Please say how many lines of the listing hold "chart", with no other words in the answer.

## [ENTRIES]
::::::
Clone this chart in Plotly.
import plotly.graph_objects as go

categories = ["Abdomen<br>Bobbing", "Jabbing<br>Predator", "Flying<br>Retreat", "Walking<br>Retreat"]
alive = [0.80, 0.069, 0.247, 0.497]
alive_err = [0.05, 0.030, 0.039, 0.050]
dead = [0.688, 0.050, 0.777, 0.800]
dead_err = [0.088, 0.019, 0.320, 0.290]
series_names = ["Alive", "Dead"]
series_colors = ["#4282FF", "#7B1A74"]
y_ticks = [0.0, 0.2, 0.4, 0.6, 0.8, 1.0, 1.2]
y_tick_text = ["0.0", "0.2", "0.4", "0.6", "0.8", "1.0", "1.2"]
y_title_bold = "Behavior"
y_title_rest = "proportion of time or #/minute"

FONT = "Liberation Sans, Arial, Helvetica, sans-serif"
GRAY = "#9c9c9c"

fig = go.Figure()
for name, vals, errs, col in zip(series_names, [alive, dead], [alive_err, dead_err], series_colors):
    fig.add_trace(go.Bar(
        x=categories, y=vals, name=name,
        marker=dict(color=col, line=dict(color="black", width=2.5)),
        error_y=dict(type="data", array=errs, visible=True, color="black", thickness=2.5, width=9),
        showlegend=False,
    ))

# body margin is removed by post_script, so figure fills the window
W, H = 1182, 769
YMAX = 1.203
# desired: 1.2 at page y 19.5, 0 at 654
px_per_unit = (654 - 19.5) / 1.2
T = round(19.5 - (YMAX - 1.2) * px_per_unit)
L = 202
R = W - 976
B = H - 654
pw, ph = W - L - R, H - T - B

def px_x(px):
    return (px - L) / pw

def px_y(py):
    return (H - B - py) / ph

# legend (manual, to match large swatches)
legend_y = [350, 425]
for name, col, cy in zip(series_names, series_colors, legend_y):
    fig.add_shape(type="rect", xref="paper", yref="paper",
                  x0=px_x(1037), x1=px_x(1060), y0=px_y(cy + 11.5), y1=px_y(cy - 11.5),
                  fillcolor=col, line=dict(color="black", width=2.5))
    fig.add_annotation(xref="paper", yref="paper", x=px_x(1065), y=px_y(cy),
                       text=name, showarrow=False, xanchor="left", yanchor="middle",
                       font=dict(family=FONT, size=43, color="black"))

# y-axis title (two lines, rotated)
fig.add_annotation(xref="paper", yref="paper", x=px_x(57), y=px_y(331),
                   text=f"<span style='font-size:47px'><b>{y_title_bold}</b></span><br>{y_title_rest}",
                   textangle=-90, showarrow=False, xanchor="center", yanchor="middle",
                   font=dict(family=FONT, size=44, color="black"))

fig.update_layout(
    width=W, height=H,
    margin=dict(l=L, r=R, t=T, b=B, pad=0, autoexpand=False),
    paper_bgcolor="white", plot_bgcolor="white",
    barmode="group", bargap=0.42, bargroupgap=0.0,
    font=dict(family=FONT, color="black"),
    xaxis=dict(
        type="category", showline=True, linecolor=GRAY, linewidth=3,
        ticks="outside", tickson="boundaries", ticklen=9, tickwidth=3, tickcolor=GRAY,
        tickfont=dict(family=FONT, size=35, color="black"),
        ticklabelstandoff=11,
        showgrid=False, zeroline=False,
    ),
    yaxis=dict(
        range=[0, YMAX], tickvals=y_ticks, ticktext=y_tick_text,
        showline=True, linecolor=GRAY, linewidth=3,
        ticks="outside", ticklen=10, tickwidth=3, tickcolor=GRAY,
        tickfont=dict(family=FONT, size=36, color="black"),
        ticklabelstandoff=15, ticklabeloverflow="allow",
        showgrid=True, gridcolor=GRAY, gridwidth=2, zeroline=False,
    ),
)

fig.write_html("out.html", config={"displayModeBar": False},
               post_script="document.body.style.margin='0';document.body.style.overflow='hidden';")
::::::
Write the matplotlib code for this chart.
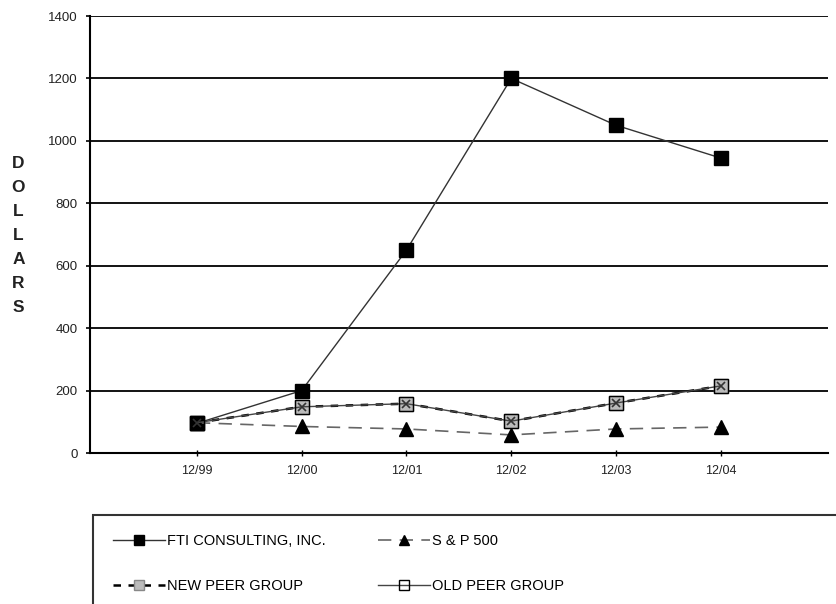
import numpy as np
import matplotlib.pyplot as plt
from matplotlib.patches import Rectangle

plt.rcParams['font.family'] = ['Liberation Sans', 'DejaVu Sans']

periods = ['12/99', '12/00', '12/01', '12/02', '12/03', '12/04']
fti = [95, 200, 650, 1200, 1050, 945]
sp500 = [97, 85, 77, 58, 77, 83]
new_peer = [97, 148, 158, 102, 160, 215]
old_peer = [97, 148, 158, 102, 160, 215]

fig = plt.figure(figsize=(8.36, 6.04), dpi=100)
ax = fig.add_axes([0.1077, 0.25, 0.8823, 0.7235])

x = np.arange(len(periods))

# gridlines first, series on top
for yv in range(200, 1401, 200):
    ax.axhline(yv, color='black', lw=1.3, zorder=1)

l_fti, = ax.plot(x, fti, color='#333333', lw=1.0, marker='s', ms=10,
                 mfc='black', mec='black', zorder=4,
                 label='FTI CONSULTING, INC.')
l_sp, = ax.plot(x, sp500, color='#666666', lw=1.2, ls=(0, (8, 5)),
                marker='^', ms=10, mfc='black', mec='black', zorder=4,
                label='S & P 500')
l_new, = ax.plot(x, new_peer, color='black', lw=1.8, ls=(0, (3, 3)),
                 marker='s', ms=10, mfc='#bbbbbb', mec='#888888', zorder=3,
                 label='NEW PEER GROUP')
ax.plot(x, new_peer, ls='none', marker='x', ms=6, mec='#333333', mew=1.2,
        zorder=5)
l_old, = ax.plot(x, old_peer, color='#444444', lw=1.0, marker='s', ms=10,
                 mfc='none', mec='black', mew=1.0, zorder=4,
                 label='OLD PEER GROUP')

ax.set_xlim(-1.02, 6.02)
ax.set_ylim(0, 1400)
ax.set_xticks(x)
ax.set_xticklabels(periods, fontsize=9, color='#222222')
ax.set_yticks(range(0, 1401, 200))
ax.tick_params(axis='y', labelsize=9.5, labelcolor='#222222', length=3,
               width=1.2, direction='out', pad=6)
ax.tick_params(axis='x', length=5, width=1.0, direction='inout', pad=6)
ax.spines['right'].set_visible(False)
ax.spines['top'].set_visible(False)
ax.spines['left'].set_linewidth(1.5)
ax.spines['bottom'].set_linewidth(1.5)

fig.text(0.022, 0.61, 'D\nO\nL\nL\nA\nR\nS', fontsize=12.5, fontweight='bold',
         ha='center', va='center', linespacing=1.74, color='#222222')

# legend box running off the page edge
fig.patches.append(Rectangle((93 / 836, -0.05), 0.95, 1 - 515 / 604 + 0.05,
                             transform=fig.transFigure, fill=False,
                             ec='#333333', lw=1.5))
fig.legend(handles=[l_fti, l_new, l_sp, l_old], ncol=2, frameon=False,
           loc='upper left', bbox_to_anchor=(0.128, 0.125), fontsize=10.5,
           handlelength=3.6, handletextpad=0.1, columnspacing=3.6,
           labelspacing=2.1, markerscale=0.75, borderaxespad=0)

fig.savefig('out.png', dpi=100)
::::::
## [THE RESULT]
2